TEMPO.CO, Jakarta - Auriga, lembaga non pemerintah yang bergerak dalam pelestarian sumber daya alam dan lingkungan, menyoroti tak adanya pembahasan mengenai perlindungan bagi para pejuang lingkungan dalam visi dan misi kedua calon presiden (capres).
Simak: Ekonom: Debat Capres yang Pas Soal Pertumbuhan Ekonomi
"Kami tidak melihat keduanya menyoal hal itu di visi dan misinya. Sejauh ini kami lebih banyak melihat banyak aparat penegak hukum bertindak represif kepada para pejuang lingkungan," kata Syahrul Fitria Peneliti Auriga di Kantor Kode Inisiatif, Tebet, Jakarta Selatan, Ahad 3 Februari 2019.

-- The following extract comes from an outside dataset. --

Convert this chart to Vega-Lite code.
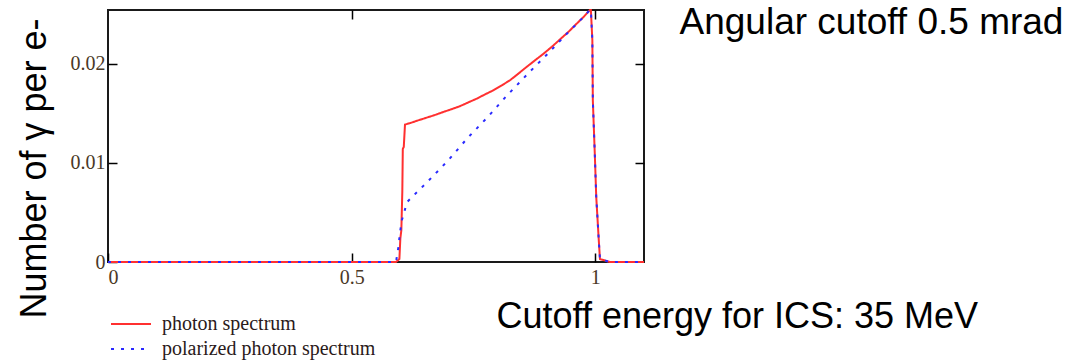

Isu mengenai kriminalisasi terhadap para pejuang lingkungan maupun warga yang menolak pembangunan memang bukan hal baru. Sepanjang 2018, Wahana Lingkungan Hidup atau Walhi mencatat sebanyak 163 pejuang lingkungan dari 13 provinsi mengalami kriminalisasi karena menolak pembangunan yang mengancam keberlangsungan lingkungan.
Kasus terakhir yang sempat menyita perhatian publik adalah kasus pelemparan bom molotov terhadap Direktur Walhi Nusa Tenggara Barat Murdani pada 28 Januari 2019. Kendati demikian, kepolisian tak segera melakukan penyelidikan yang serius terhadap kasus ini.
Menurut Syahrul, pemerintahan Joko Widodo dan Jusuf Kalla selama ini terlihat tak serius mengeni isu ini. Kondisi tersebut diperparah dengan tak adanya keseriusan kepolisian dalam mengungkap kasus-kasus kriminalisasi ini.
"Penegakan hukum tidak jelas, sejauh apa progressnya, juga tidak diketahui sampai saat ini," kata dia.
Padahal, Syahrul melanjutkan, undang-undang telah memberikan acuan bahwa penjuang lingkungan tak seharusnya dikriminalisasi. Apalagi ketika mereka tengah menyuarakan mengenai kondisi lingkungan demi keberlanjutan.
Syahrul juga menyebut bahwa tak banyaknya perhatian pada kriminalisasi ini juga disebabkan banyaknya investasi yang dibuka. Namun, hal itu tak dibarengi dengan mendengar keluhan dari masyarakat sebagai obyek terdampak pembangunan yang membahayakan lingkungan.